Je pense à ces millions de parents qui ignorent tout de la ceinture scapulaire ou du fonctionnement des synapses de leur progéniture… Je reste songeuse, réalisant que, malgré cette ignorance, Olivia s’occupe merveilleusement des enfants depuis l’âge de ses 12 ans, quand elle a commencé à garder des bébés. Depuis 2 ans, Olivia exerce la fonction d’assistante Montessori dans une maternelle de 25 enfants, en travaillant par période au rythme d’une salariée, avec détermination. Elle a suivi les 4 modules de la formation Montessori, connaît la communication non violente, et répond de manière à la fois intuitive et construite aux besoins et demandes des jeunes enfants qui lui sont confiés. Quand je réalise les admirables compétences acquises précocement par cette adolescente,  je me demande soudain quel est le bien-fondé d’un examen théorique sur la propriété des constituants alimentaires,  la physiologie détaillée du corps humain ou les structures institutionnelles de défense, protection et contrôle dans les organismes de la petite enfance… Tout cela doit être acquis, de manière purement « scolaire », à l’aide de fiches, de textes, d’exercices, de mémorisation, en vue de l’examen qui contrôlera les « compétences »…

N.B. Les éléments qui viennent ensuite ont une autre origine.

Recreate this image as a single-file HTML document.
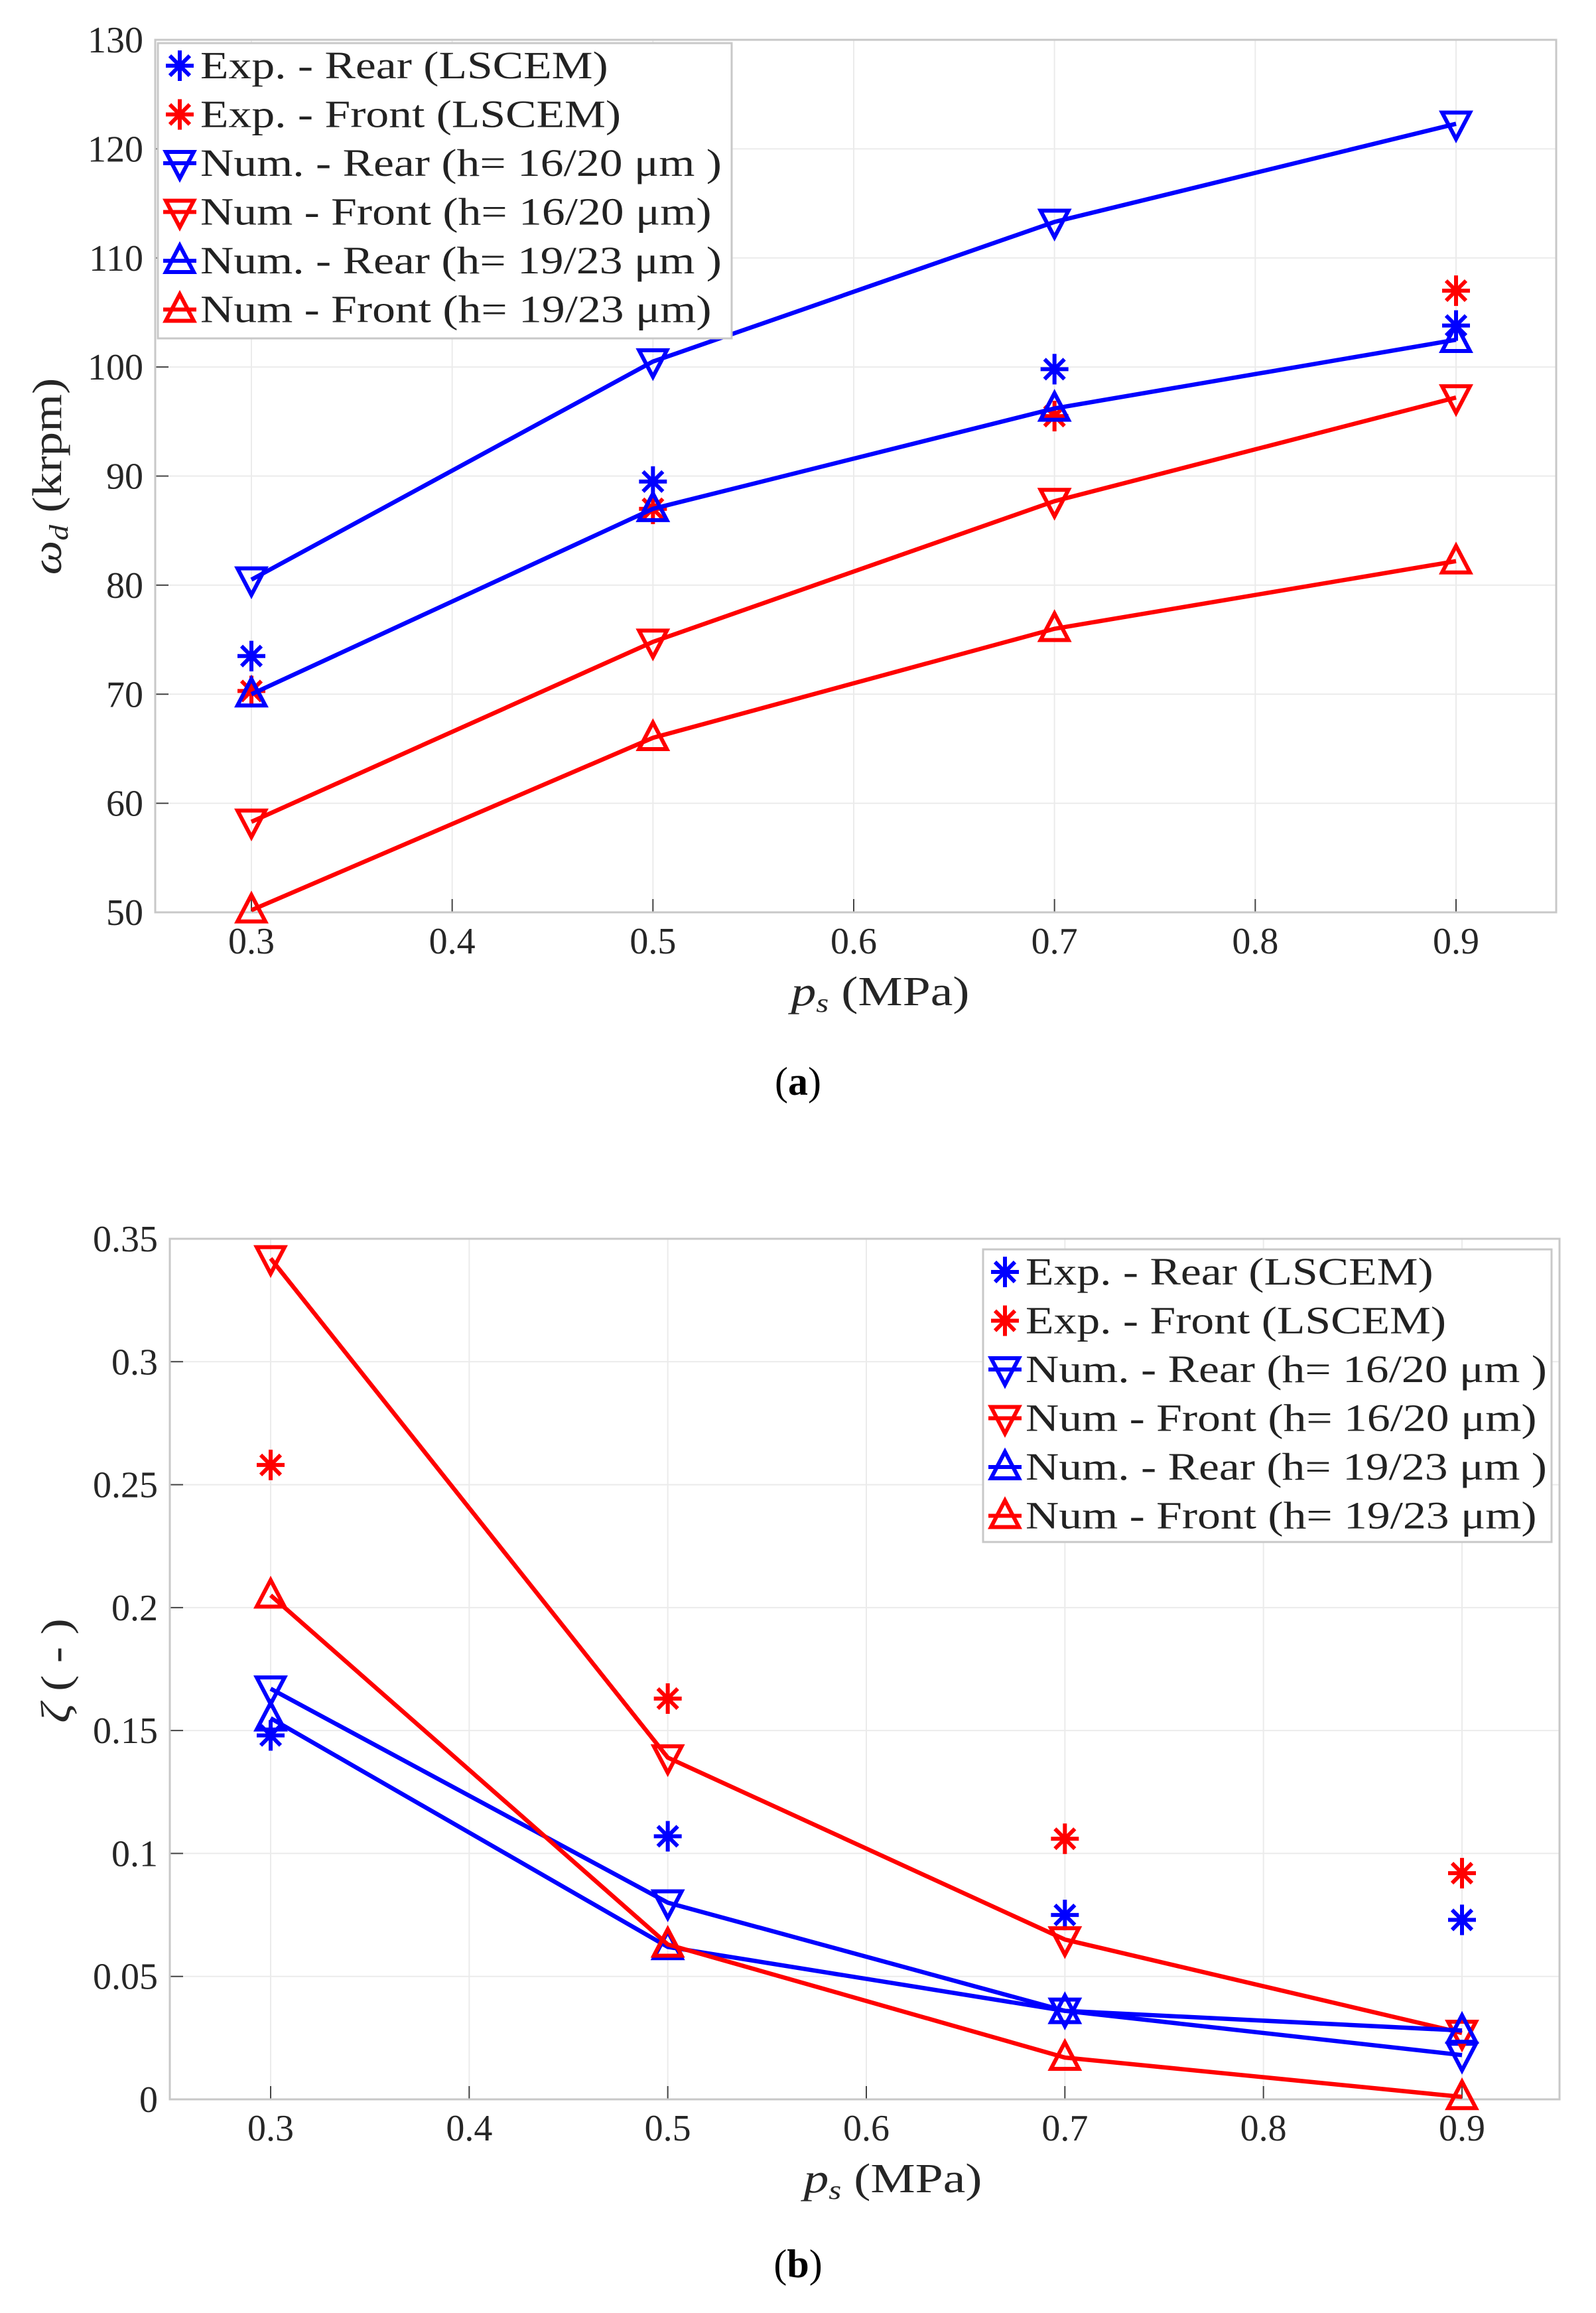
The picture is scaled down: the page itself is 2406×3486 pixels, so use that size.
<!DOCTYPE html>
<html><head><meta charset="utf-8"><style>
html,body{margin:0;padding:0;background:#fff;}
svg{display:block;font-family:"Liberation Serif",serif;}
</style></head><body>
<svg id="svg" width="2406" height="3486" viewBox="0 0 2406 3486" xmlns="http://www.w3.org/2000/svg"></svg>
<script>
const xCats=[0.3,0.5,0.7,0.9];
const xTicks=[0.3,0.4,0.5,0.6,0.7,0.8,0.9];
const aTicks=[50,60,70,80,90,100,110,120,130];
const aExpRear=[73.5,89.5,99.8,103.8];
const aExpFront=[70.3,87,95.5,107];
const aNumRear1620=[80.5,100.5,113.3,122.3];
const aNumFront1620=[58.3,74.8,87.7,97.2];
const aNumRear1923=[70,87,96.2,102.5];
const aNumFront1923=[50.2,66,76,82.2];
const bTicks=[0,0.05,0.1,0.15,0.2,0.25,0.3,0.35];
const bExpRear=[0.148,0.107,0.075,0.073];
const bExpFront=[0.258,0.163,0.106,0.092];
const bNumRear1620=[0.167,0.080,0.036,0.018];
const bNumFront1620=[0.342,0.139,0.065,0.027];
const bNumRear1923=[0.155,0.062,0.036,0.028];
const bNumFront1923=[0.205,0.063,0.017,0.001];
const legendLabels=["Exp. - Rear (LSCEM)","Exp. - Front (LSCEM)","Num. - Rear (h= 16/20 μm )","Num - Front (h= 16/20 μm)","Num. - Rear (h= 19/23 μm )","Num - Front (h= 19/23 μm)"];

const NS="http://www.w3.org/2000/svg";
const svg=document.getElementById('svg');
function mk(tag,attrs,parent){const e=document.createElementNS(NS,tag);for(const k in attrs)e.setAttribute(k,attrs[k]);(parent||svg).appendChild(e);return e;}
function stretch(t,k){const l=t.getComputedTextLength();t.setAttribute('textLength',l*k);t.setAttribute('lengthAdjust','spacingAndGlyphs');}
function marker(g,type,cx,cy,col){
  const s=21;
  if(type==='star'){
    const p=mk('path',{d:`M${cx-s} ${cy}H${cx+s}M${cx} ${cy-s-2}V${cy+s+2}M${cx-15} ${cy-15}L${cx+15} ${cy+15}M${cx-15} ${cy+15}L${cx+15} ${cy-15}`,stroke:col,'stroke-width':6,fill:'none'},g);
    
  } else if(type==='down'){
    const p=mk('path',{d:`M${cx-s} ${cy-17}L${cx+s} ${cy-17}L${cx} ${cy+23}Z`,stroke:col,'stroke-width':6,fill:'none'},g);
    
  } else {
    const p=mk('path',{d:`M${cx-s} ${cy+17}L${cx+s} ${cy+17}L${cx} ${cy-23}Z`,stroke:col,'stroke-width':6,fill:'none'},g);
    
  }
}
function chart(cfg){
  const {L,R,T,B,x0,x1,ymin,ymax,yTicks,fmt,series,leg,name}=cfg;
  const g=mk('g',{});
  
  
  const X=v=>x0+(v-0.3)/(0.6)*(x1-x0);
  const Y=v=>B-(v-ymin)/(ymax-ymin)*(B-T);
  xTicks.forEach(t=>{const l=mk('line',{x1:X(t),x2:X(t),y1:T,y2:B,stroke:'#ebebeb','stroke-width':2},g);
    const tx=mk('text',{x:X(t),y:B+62,'font-size':56,'text-anchor':'middle',fill:'#262626'},g);tx.textContent=t.toFixed(1);
    mk('line',{x1:X(t),x2:X(t),y1:B,y2:B-20,stroke:'#444','stroke-width':2},g);});
  yTicks.forEach(t=>{const l=mk('line',{x1:L,x2:R,y1:Y(t),y2:Y(t),stroke:'#ebebeb','stroke-width':2},g);
    const tx=mk('text',{x:L-18,y:Y(t)+19,'font-size':56,'text-anchor':'end',fill:'#262626'},g);tx.textContent=fmt(t);
    mk('line',{x1:L,x2:L+20,y1:Y(t),y2:Y(t),stroke:'#444','stroke-width':2},g);});
  const box=mk('rect',{x:L,y:T,width:R-L,height:B-T,fill:'none',stroke:'#c8c8c8','stroke-width':3},g);
  
  series.forEach(s=>{
    const sg=mk('g',{},g);
    if(s.line){const pl=mk('polyline',{points:xCats.map((x,i)=>X(x)+','+Y(s.v[i])).join(' '),fill:'none',stroke:s.col,'stroke-width':6.5},sg);}
    xCats.forEach((x,i)=>marker(sg,s.m,X(x),Y(s.v[i]),s.col));
  });
  const lg=mk('g',{},g);
  mk('rect',{x:leg.x,y:leg.y,width:leg.w,height:leg.h,fill:'#fff',stroke:'#c8c8c8','stroke-width':3},lg);
  series.forEach((s,i)=>{
    const cy=leg.y+34+i*73.5;
    const eg=mk('g',{},lg);
    if(s.line)mk('line',{x1:leg.x+8,x2:leg.x+58,y1:cy,y2:cy,stroke:s.col,'stroke-width':6},eg);
    marker(eg,s.m,leg.x+33,cy,s.col);
    const t=mk('text',{x:leg.x+64,y:cy+19,'font-size':58,fill:'#222'},eg);t.textContent=legendLabels[i];
    stretch(t,1.2);
  });
  const xl=mk('text',{x:(x0+x1)/2+40,y:B+140,'font-size':62,'text-anchor':'middle',fill:'#262626'},g);
  xl.innerHTML='<tspan font-style="italic">p</tspan><tspan font-style="italic" font-size="40" dy="10">s</tspan><tspan dy="-10"> (MPa)</tspan>';
  
  stretch(xl,1.22);
  const yl=mk('text',{transform:`translate(${cfg.ylx},${cfg.yly}) rotate(-90)`,'font-size':62,'text-anchor':'middle',fill:'#262626'},g);
  yl.innerHTML=cfg.ylab;
  stretch(yl,1.18);
  const cap=mk('text',{x:1203,y:cfg.capY,'font-size':60,'text-anchor':'middle',fill:'#000'},g);
  cap.innerHTML=cfg.cap;
}
chart({name:'chart-a-speed',L:234,R:2346,T:60,B:1375,x0:379,x1:2195,ymin:50,ymax:130,yTicks:aTicks,fmt:t=>String(t),
 series:[{name:'exp-rear',v:aExpRear,col:'#0000ff',m:'star',line:false},{name:'exp-front',v:aExpFront,col:'#ff0000',m:'star',line:false},
 {name:'num-rear-16-20',v:aNumRear1620,col:'#0000ff',m:'down',line:true},{name:'num-front-16-20',v:aNumFront1620,col:'#ff0000',m:'down',line:true},
 {name:'num-rear-19-23',v:aNumRear1923,col:'#0000ff',m:'up',line:true},{name:'num-front-19-23',v:aNumFront1923,col:'#ff0000',m:'up',line:true}],
 leg:{x:238,y:65,w:865,h:445},ylx:92,yly:718,ylab:'<tspan font-style="italic">ω</tspan><tspan font-style="italic" font-size="40" dy="10">d</tspan><tspan dy="-10"> (krpm)</tspan>',capY:1650,cap:'(<tspan font-weight="bold">a</tspan>)'});
chart({name:'chart-b-damping',L:256,R:2351,T:1867,B:3164,x0:408,x1:2204,ymin:0,ymax:0.35,yTicks:bTicks,fmt:t=>t===0?'0':String(+t.toFixed(2)),
 series:[{name:'exp-rear',v:bExpRear,col:'#0000ff',m:'star',line:false},{name:'exp-front',v:bExpFront,col:'#ff0000',m:'star',line:false},
 {name:'num-rear-16-20',v:bNumRear1620,col:'#0000ff',m:'down',line:true},{name:'num-front-16-20',v:bNumFront1620,col:'#ff0000',m:'down',line:true},
 {name:'num-rear-19-23',v:bNumRear1923,col:'#0000ff',m:'up',line:true},{name:'num-front-19-23',v:bNumFront1923,col:'#ff0000',m:'up',line:true}],
 leg:{x:1482,y:1883,w:857,h:441},ylx:105,yly:2518,ylab:'<tspan font-style="italic">ζ</tspan> ( - )',capY:3432,cap:'(<tspan font-weight="bold">b</tspan>)'});
</script>
</body></html>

Compétences. Le mot me fait sourire. Compétente, Olivia l’est, assurément. Sans doute bien plus que la plupart des étudiantes diplômées qui arrivent fraîches émoulues  sur le marché du travail de la petite enfance… Mais oui, c’est vrai,  généralement Olivia n’apprend pas dans les livres… Aujourd’hui, elle doit conquérir son laissez-passer.